■ **Given task**:
Below are some records. Say how many of their lines contain the string "page", and give nothing but the number.

Records from a data source
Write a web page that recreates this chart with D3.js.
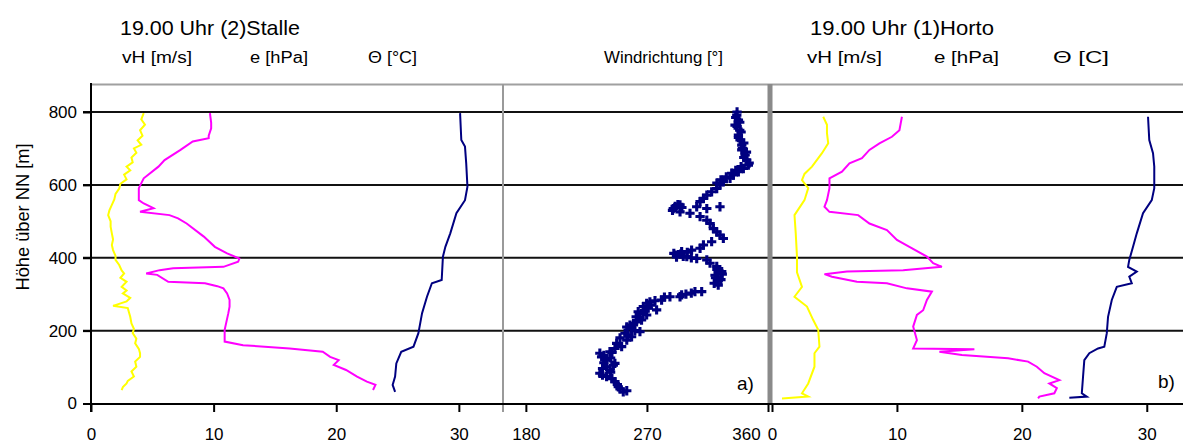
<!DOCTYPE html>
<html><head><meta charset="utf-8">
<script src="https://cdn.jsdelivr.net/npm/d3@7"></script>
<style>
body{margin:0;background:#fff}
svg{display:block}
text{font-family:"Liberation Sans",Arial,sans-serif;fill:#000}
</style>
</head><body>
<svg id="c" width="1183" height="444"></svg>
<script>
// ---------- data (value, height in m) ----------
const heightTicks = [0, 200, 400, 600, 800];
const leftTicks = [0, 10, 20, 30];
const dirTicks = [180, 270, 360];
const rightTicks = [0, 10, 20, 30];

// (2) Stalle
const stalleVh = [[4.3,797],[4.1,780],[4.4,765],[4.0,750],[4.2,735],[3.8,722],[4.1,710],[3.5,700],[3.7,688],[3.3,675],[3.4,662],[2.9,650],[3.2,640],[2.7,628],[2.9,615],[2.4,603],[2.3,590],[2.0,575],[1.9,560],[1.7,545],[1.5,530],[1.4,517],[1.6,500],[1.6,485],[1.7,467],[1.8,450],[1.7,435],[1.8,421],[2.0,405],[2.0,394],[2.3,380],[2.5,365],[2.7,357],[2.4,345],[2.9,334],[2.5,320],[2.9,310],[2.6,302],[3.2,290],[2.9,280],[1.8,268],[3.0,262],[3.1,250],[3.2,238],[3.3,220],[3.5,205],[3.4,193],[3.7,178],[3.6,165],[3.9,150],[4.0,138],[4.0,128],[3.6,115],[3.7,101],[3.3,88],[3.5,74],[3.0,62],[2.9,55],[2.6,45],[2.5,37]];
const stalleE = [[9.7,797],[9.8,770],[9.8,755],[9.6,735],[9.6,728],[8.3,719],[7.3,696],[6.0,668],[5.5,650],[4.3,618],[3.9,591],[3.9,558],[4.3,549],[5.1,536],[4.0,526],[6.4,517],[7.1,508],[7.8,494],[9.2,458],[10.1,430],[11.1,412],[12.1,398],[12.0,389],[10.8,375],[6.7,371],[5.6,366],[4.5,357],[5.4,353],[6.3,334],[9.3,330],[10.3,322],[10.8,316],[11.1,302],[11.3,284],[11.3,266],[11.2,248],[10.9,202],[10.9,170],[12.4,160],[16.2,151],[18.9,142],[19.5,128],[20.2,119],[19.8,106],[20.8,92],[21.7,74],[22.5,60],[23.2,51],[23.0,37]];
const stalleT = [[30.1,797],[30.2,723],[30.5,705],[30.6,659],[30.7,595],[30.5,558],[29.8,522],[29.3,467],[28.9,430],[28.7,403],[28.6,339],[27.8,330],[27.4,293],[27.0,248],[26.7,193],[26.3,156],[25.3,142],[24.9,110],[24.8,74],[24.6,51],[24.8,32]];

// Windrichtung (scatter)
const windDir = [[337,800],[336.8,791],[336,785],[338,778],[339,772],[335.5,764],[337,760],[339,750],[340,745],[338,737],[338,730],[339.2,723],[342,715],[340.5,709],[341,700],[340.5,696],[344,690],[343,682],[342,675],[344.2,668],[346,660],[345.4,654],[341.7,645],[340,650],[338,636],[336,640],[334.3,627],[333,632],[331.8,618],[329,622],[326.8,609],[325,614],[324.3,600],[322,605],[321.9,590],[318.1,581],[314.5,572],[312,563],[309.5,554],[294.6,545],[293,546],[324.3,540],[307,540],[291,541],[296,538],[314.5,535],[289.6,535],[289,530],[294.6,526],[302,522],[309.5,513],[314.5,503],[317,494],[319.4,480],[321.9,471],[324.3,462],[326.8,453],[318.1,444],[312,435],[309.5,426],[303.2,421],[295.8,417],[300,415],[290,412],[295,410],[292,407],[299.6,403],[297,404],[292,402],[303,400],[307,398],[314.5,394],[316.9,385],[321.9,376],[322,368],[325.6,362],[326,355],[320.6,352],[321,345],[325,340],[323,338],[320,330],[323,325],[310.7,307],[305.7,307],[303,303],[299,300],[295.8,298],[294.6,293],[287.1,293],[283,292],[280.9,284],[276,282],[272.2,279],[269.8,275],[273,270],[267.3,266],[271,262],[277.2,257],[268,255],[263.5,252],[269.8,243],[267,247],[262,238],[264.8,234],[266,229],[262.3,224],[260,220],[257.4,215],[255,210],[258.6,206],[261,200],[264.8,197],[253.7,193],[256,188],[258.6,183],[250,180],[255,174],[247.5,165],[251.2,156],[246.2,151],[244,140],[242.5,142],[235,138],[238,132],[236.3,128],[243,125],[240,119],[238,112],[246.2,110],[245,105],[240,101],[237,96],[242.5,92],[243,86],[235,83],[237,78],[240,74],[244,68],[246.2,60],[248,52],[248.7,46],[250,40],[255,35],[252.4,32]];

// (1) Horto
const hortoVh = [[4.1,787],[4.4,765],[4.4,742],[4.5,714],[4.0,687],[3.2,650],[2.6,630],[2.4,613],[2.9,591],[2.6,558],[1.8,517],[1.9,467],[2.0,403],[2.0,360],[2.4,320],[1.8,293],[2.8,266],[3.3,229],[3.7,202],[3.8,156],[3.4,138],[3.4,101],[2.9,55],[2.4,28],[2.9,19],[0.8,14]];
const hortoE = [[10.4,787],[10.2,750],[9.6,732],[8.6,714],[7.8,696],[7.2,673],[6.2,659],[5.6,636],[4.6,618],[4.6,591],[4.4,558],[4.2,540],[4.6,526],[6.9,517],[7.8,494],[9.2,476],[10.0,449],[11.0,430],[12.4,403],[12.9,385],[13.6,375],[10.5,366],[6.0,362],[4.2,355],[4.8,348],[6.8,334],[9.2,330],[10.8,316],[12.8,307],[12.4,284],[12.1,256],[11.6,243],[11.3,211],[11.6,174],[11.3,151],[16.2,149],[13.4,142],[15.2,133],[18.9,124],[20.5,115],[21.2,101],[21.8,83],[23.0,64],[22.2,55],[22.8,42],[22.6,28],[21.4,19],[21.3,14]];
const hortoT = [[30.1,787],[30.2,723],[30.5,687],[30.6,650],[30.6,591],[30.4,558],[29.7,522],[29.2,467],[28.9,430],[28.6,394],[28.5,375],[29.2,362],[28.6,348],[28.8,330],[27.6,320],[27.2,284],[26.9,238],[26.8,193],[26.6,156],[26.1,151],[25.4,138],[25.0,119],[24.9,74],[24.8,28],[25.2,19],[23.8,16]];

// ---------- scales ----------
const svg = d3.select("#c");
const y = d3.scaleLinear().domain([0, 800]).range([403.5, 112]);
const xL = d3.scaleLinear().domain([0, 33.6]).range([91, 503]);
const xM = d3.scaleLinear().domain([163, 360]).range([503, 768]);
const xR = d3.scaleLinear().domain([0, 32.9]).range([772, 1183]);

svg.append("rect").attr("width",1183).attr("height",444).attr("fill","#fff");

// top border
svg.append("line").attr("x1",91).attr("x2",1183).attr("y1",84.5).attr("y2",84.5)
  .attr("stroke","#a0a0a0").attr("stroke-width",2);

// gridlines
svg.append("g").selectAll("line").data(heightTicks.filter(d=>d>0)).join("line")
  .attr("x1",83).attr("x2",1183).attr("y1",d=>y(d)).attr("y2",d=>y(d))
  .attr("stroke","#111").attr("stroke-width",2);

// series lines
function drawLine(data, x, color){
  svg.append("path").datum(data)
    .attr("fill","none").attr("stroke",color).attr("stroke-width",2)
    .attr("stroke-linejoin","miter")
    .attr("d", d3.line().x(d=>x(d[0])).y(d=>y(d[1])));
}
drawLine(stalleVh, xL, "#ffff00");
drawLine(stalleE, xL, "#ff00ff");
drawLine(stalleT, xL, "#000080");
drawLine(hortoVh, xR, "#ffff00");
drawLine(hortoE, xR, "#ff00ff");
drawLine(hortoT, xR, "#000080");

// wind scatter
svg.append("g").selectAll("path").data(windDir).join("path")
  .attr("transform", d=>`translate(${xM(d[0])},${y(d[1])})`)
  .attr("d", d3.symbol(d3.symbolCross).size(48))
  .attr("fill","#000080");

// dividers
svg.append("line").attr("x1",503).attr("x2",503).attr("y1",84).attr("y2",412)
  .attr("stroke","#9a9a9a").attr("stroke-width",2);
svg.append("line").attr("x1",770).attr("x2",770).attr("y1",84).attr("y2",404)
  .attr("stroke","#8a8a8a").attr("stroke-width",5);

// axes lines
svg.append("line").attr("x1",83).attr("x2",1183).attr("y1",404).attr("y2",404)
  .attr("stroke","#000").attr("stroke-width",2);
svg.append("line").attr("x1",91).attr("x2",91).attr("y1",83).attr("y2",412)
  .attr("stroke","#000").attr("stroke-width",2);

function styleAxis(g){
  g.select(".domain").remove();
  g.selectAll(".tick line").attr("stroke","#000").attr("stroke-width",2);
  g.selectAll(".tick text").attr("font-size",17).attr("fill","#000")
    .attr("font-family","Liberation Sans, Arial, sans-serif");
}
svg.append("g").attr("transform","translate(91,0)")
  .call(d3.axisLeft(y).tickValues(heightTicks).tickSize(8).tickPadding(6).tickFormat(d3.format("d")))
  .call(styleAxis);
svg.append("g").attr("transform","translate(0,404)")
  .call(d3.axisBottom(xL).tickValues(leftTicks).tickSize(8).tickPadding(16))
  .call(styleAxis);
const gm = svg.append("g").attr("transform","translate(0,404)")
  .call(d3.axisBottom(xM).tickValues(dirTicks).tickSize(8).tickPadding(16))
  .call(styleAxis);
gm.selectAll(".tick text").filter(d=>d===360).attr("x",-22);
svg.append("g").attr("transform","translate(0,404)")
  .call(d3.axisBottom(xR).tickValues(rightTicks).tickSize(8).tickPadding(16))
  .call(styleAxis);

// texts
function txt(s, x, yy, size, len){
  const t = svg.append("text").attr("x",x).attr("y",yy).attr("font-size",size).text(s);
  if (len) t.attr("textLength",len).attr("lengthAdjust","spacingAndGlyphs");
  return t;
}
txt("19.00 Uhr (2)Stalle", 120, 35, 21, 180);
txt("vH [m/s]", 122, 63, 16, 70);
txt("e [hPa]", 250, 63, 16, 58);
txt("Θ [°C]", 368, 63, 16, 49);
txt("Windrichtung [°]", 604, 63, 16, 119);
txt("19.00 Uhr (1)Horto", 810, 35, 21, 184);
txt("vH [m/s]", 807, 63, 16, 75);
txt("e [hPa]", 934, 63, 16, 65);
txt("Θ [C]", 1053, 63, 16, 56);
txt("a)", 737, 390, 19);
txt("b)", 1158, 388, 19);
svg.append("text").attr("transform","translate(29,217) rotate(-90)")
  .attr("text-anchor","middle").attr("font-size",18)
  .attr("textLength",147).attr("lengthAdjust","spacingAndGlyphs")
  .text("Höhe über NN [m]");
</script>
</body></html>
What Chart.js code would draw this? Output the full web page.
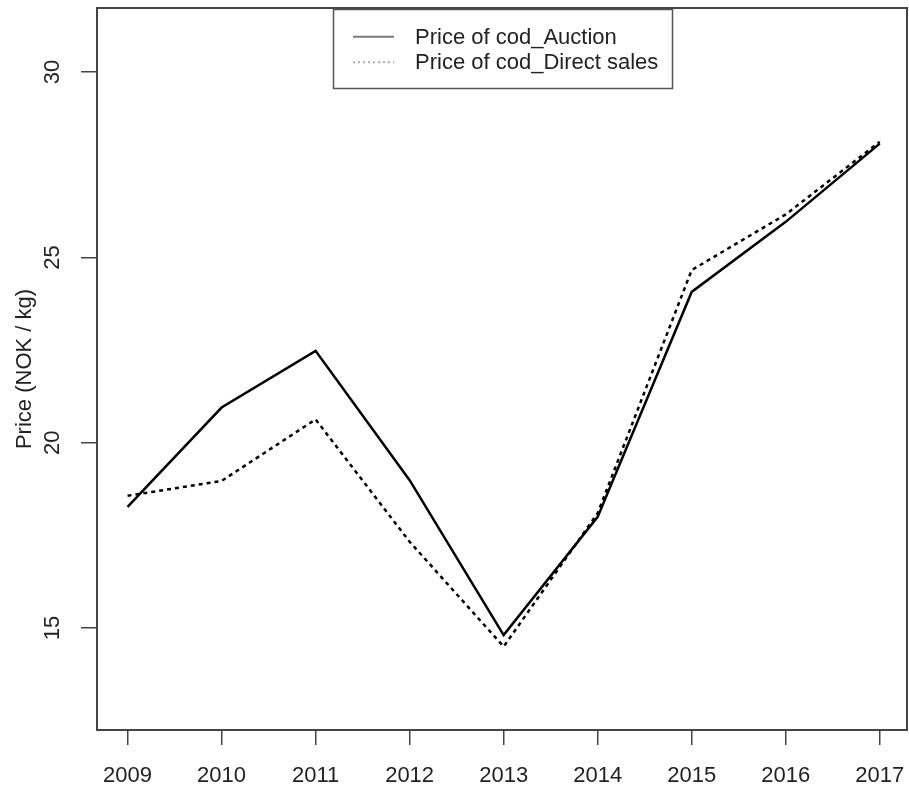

■ **Reply to the exercise**:
2